# Thread: derivative and bouned variation

1. ## derivative and bouned variation

Let $F(x)=x^2\sin(\frac{1}{x})$ and $G(x)=x^2\sin(\frac{1}{x^2})$ with domain $[-1,1]$ (when $x=0$ both functions are said to be equal to 0).
I can show that both $F$ and $G$ are differentiable at every point. However, I don't know how to show that $F$ is of bounded variation while $G$ is not. I am only allowed to use the definition in my proof.

Any hints as where to start would be greatly appreciated.

2. Originally Posted by putnam120
Let $F(x)=x^2\sin(\frac{1}{x})$ and $G(x)=x^2\sin(\frac{1}{x^2})$ with domain $[-1,1]$ (when $x=0$ both functions are said to be equal to 0).
I can show that both $F$ and $G$ are differentiable at every point. However, I don't know how to show that $F$ is of bounded variation while $G$ is not. I am only allowed to use the definition in my proof.

Any hints as where to start would be greatly appreciated.
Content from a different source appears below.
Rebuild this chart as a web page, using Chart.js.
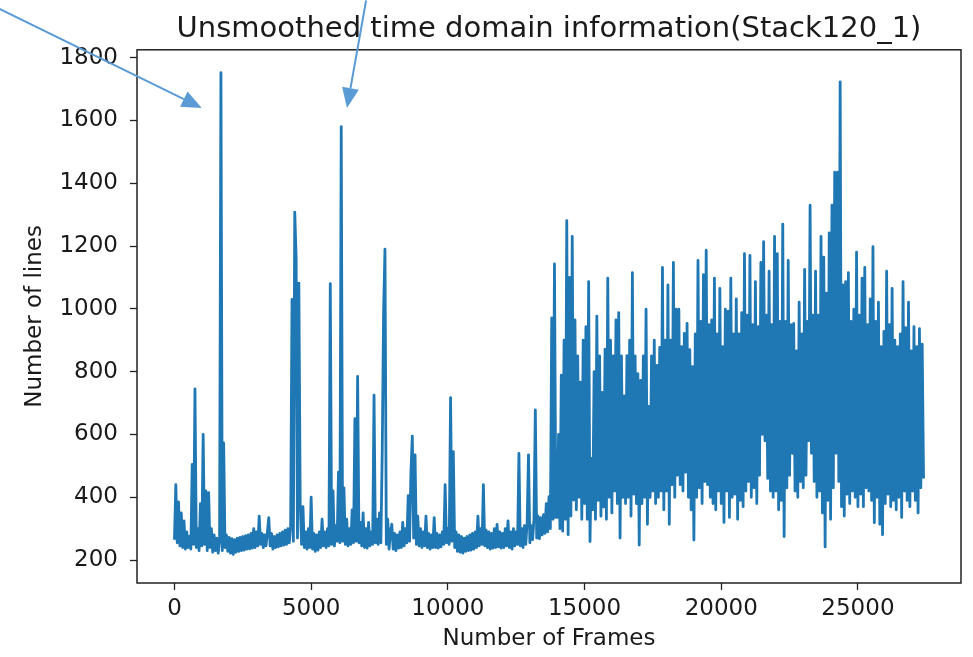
<!DOCTYPE html>
<html>
<head>
<meta charset="utf-8">
<script src="https://cdn.jsdelivr.net/npm/chart.js@4.4.0/dist/chart.umd.min.js"></script>
<style>
  html, body { margin: 0; padding: 0; background: #ffffff; }
  #wrap { width: 973px; height: 657px; position: relative; }
</style>
</head>
<body>
<div id="wrap"><canvas id="c" width="973" height="657"></canvas></div>
<script>
// ---------- text ----------
const chartTitle = 'Unsmoothed time domain information(Stack120_1)';
const xAxisLabel = 'Number of Frames';
const yAxisLabel = 'Number of lines';

// ---------- tick labels ----------
const xTicks = [0, 5000, 10000, 15000, 20000, 25000];
const yTicks = [200, 400, 600, 800, 1000, 1200, 1400, 1600, 1800];

// ---------- series (one every 50 frames; each row = 500 frames) ----------
const frameStep = 50;
const lines = [
  265, 440, 255, 385, 245, 350, 240, 325, 235, 290,      // 0
  240, 275, 235, 505, 250, 745, 240, 300, 230, 380,      // 500
  245, 600, 250, 420, 230, 415, 240, 300, 225, 280,      // 1000
  230, 270, 222, 260, 1752, 230, 573, 240, 280, 228,     // 1500
  272, 222, 268, 218, 265, 225, 270, 228, 272, 230,      // 2000
  275, 232, 278, 235, 280, 236, 285, 238, 300, 240,      // 2500
  290, 245, 340, 250, 285, 240, 280, 245, 290, 335,      // 3000
  245, 285, 235, 275, 240, 280, 242, 285, 245, 290,      // 3500
  248, 295, 250, 300, 255, 305, 1030, 260, 1308, 1165,   // 4000
  270, 1082, 380, 250, 370, 240, 290, 235, 300, 240,     // 4500
  400, 235, 285, 228, 280, 232, 290, 240, 330, 245,      // 5000
  290, 240, 300, 245, 1080, 250, 420, 245, 310, 260,     // 5500
  480, 255, 1580, 260, 430, 250, 330, 245, 300, 250,     // 6000
  360, 255, 650, 260, 785, 255, 320, 245, 350, 240,      // 6500
  300, 238, 320, 245, 290, 250, 725, 255, 330, 250,      // 7000
  350, 255, 545, 990, 1190, 250, 330, 235, 290, 314,     // 7500
  235, 285, 230, 280, 238, 290, 240, 320, 245, 300,      // 8000
  255, 405, 260, 480, 595, 270, 535, 250, 340, 245,      // 8500
  300, 240, 290, 245, 340, 240, 285, 235, 280, 240,      // 9000
  335, 240, 285, 238, 280, 242, 290, 250, 440, 255,      // 9500
  300, 250, 717, 260, 545, 240, 290, 228, 280, 225,      // 10000
  275, 222, 270, 228, 275, 230, 280, 232, 285, 235,      // 10500
  290, 240, 340, 245, 300, 250, 440, 245, 295, 240,      // 11000
  290, 235, 285, 238, 300, 240, 314, 242, 290, 238,      // 11500
  285, 240, 300, 245, 325, 240, 290, 235, 300, 245,      // 12000
  290, 250, 540, 245, 300, 240, 310, 250, 320, 535,      // 12500
  255, 310, 265, 330, 678, 270, 340, 268, 335, 280,      // 13000
  345, 285, 380, 290, 402, 300, 971, 330, 1143, 336,     // 13500
  336, 600, 300, 789, 292, 900, 330, 1281, 281, 1100,    // 14000
  340, 1231, 391, 965, 360, 850, 400, 767, 330, 900,     // 14500
  380, 943, 330, 1087, 259, 524, 360, 800, 330, 977,     // 15000
  390, 850, 340, 734, 369, 872, 330, 1098, 400, 900,     // 15500
  350, 850, 420, 965, 380, 988, 270, 850, 400, 723,      // 16000
  380, 851, 400, 900, 340, 1115, 410, 850, 380, 794,     // 16500
  248, 772, 380, 850, 400, 999, 314, 689, 400, 850,      // 17000
  420, 900, 380, 820, 400, 877, 420, 1132, 360, 900,     // 17500
  420, 1076, 314, 900, 440, 1148, 400, 999, 470, 999,    // 18000
  440, 880, 420, 922, 480, 954, 400, 870, 360, 816,      // 18500
  264, 920, 400, 1154, 430, 960, 380, 1109, 450, 1187,   // 19000
  440, 950, 400, 965, 380, 1098, 360, 920, 420, 1065,    // 19500
  380, 880, 320, 999, 420, 993, 336, 1098, 400, 920,     // 20000
  410, 1032, 330, 920, 390, 988, 370, 1176, 420, 980,    // 20500
  450, 1170, 400, 950, 430, 1087, 380, 943, 470, 1148,   // 21000
  600, 1214, 580, 980, 460, 1120, 420, 950, 400, 1231,   // 21500
  420, 1176, 360, 960, 390, 1270, 275, 960, 430, 1154,   // 22000
  470, 950, 540, 954, 420, 866, 400, 1021, 450, 920,     // 22500
  430, 1126, 470, 960, 580, 1330, 540, 980, 450, 1120,   // 23000
  400, 980, 420, 1231, 350, 1165, 242, 1050, 390, 1242,  // 23500
  330, 1330, 430, 1435, 540, 1435, 450, 1723, 370, 1076, // 24000
  340, 1087, 410, 1115, 380, 960, 420, 999, 400, 1181,   // 24500
  370, 980, 410, 1098, 370, 1132, 430, 950, 420, 1032,   // 25000
  390, 1198, 319, 960, 400, 1021, 314, 880, 281, 928,    // 25500
  380, 1120, 410, 950, 370, 1065, 390, 900, 360, 880,    // 26000
  400, 920, 336, 1087, 420, 940, 390, 1021, 370, 866,    // 26500
  420, 943, 390, 880, 350, 937, 430, 888, 460            // 27000
];
const frames = lines.map((_, i) => i * frameStep);

// ---------- annotation arrows (in data units: frame, lines) ----------
const arrowFromFrame = [-6420, 7010];
const arrowFromLines = [1956, 1982];
const arrowToFrame = [1000, 6310];
const arrowToLines = [1640, 1640];

// ---------- chart ----------
const FONT = 'DejaVu Sans, Verdana, sans-serif';
const TEXT = '#1a1a1a';

const framePlugin = {
  id: 'framePlugin',
  afterDatasetsDraw(chart) {
    const { ctx, chartArea: a } = chart;
    ctx.save();
    ctx.strokeStyle = '#222';
    ctx.lineWidth = 1.5;
    ctx.strokeRect(a.left, a.top, a.right - a.left, a.bottom - a.top);
    ctx.restore();
  },
  afterDraw(chart) {
    const { ctx } = chart;
    const xs = chart.scales.x, ys = chart.scales.y;
    ctx.save();
    ctx.strokeStyle = '#5b9bd5';
    ctx.fillStyle = '#5b9bd5';
    ctx.lineWidth = 2;
    for (let k = 0; k < arrowToFrame.length; k++) {
      const x0 = xs.getPixelForValue(arrowFromFrame[k]);
      const y0 = ys.getPixelForValue(arrowFromLines[k]);
      const x1 = xs.getPixelForValue(arrowToFrame[k]);
      const y1 = ys.getPixelForValue(arrowToLines[k]);
      const ang = Math.atan2(y1 - y0, x1 - x0);
      const headLen = 20, headHalf = 8.5;
      const bx = x1 - headLen * Math.cos(ang), by = y1 - headLen * Math.sin(ang);
      ctx.beginPath();
      ctx.moveTo(x0, y0);
      ctx.lineTo(bx, by);
      ctx.stroke();
      ctx.beginPath();
      ctx.moveTo(x1, y1);
      ctx.lineTo(bx + headHalf * Math.sin(ang), by - headHalf * Math.cos(ang));
      ctx.lineTo(bx - headHalf * Math.sin(ang), by + headHalf * Math.cos(ang));
      ctx.closePath();
      ctx.fill();
    }
    ctx.restore();
  }
};

new Chart(document.getElementById('c'), {
  type: 'line',
  data: {
    datasets: [{
      data: frames.map((f, i) => ({ x: f, y: lines[i] })),
      borderColor: '#1f77b4',
      backgroundColor: '#1f77b4',
      borderWidth: 2.8,
      borderJoinStyle: 'round',
      pointRadius: 0,
      tension: 0,
      fill: false
    }]
  },
  options: {
    responsive: false,
    animation: false,
    devicePixelRatio: 1,
    layout: { padding: { left: 0, right: 12, top: 0, bottom: 0 } },
    plugins: {
      legend: { display: false },
      tooltip: { enabled: false },
      title: {
        display: true,
        text: chartTitle,
        fullSize: false,
        color: TEXT,
        font: { family: FONT, size: 29, weight: 'normal', lineHeight: 1.2 },
        padding: { top: 12, bottom: 3 }
      }
    },
    scales: {
      x: {
        type: 'linear',
        min: -1370,
        max: 28770,
        afterFit(scale) { scale.height = 74; },
        afterBuildTicks(scale) { scale.ticks = xTicks.map(v => ({ value: v })); },
        grid: { display: true, drawOnChartArea: false, drawTicks: true, tickLength: 7, color: '#222', tickWidth: 1.3 },
        border: { display: false },
        ticks: {
          color: TEXT, padding: 5, maxRotation: 0, autoSkip: false,
          font: { family: FONT, size: 23 },
          callback: v => String(v)
        },
        title: {
          display: true, text: xAxisLabel, color: TEXT,
          font: { family: FONT, size: 23 },
          padding: { top: 0, bottom: 4 }
        }
      },
      y: {
        type: 'linear',
        min: 127,
        max: 1825,
        afterFit(scale) { scale.width = 137; },
        afterBuildTicks(scale) { scale.ticks = yTicks.map(v => ({ value: v })); },
        grid: { display: true, drawOnChartArea: false, drawTicks: true, tickLength: 7, color: '#222', tickWidth: 1.3 },
        border: { display: false },
        ticks: {
          color: TEXT, padding: 12, autoSkip: false,
          font: { family: FONT, size: 23 },
          callback: v => String(v)
        },
        title: {
          display: true, text: yAxisLabel, color: TEXT,
          font: { family: FONT, size: 23 },
          padding: { top: 21, bottom: 0 }
        }
      }
    }
  },
  plugins: [framePlugin]
});
</script>
</body>
</html>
What hints do you want? You can use only the definition so begin writing the sums for F,G over the given interval and try to discover something interesting (I really don't know)...perhaps the fact that sin x is bounded will help?

Tonio

3. Originally Posted by putnam120
Let $F(x)=x^2\sin(\frac{1}{x})$ and $G(x)=x^2\sin(\frac{1}{x^2})$ with domain $[-1,1]$ (when $x=0$ both functions are said to be equal to 0).
I can show that both $F$ and $G$ are differentiable at every point. However, I don't know how to show that $F$ is of bounded variation while $G$ is not. I am only allowed to use the definition in my proof.
The function F is monotonic in each of the intervals $\left[\frac1{\bigl(n+\tfrac12\bigr)\pi}, \frac1{\bigl(n-\tfrac12\bigr)\pi}\right]$, in which the variation is less than $\frac{2}{\bigl(n-\tfrac12\bigr)^2\pi^2}$.

The function G is monotonic in each of the intervals $\left[\frac1{\sqrt{\bigl(n+\tfrac12\bigr)\pi}}, \frac1{\sqrt{\bigl(n-\tfrac12\bigr)\pi}}\right]$, in which the variation is greater than $\frac{2}{\bigl(n+\tfrac12\bigr)\pi}$.

4. Originally Posted by Opalg
The function F is monotonic in each of the intervals $\left[\frac1{\bigl(n+\tfrac12\bigr)\pi}, \frac1{\bigl(n-\tfrac12\bigr)\pi}\right]$, in which the variation is less than $\frac{2}{\bigl(n-\tfrac12\bigr)^2\pi^2}$.

The function G is monotonic in each of the intervals $\left[\frac1{\sqrt{\bigl(n+\tfrac12\bigr)\pi}}, \frac1{\sqrt{\bigl(n-\tfrac12\bigr)\pi}}\right]$, in which the variation is greater than $\frac{2}{\bigl(n+\tfrac12\bigr)\pi}$.
Thanks, that makes things really clear. However, how did you know to find those intervals?

5. Originally Posted by putnam120
Thanks, that makes things really clear. However, how did you know to find those intervals?
The function sin x oscillates between –1 and +1, and it takes those values at odd multiples of π/2. So the function G(x) oscillates between $-x^2$ and $+x^2$, attaining those values at the points where $1/x^2$ is an odd multiple of π/2. However, I was wrong to say that G(x) is monotonic in the intervals between those points. Fortunately, that does not affect the argument that I gave to show that G(x) is not of bounded variation. It is still true that the variation of G(x) in each of those intervals is at least $2/((n+\tfrac12)\pi)$, and the sum of those numbers diverges.

For F(x), the situation is more serious, and the argument that I gave before does not work without some modification. What you can say is that the turning points of F(x) occur at the points where $\tan1/x = 1/(2x)$ (easy calculus calculation). There is exactly one such point in each of the intervals $\left[\frac1{\bigl(n+\tfrac12\bigr)\pi}, \frac1{\bigl(n-\tfrac12\bigr)\pi}\right]$. So F has only one turning point in each such interval. The variation of F in that interval is therefore at most twice the maximum difference between $-x^2$ and $+x^2$ in the interval, namely $\frac4{\bigl(n-\tfrac12\bigr)^2\pi^2}$. That's sufficient to show that F is of bounded variation.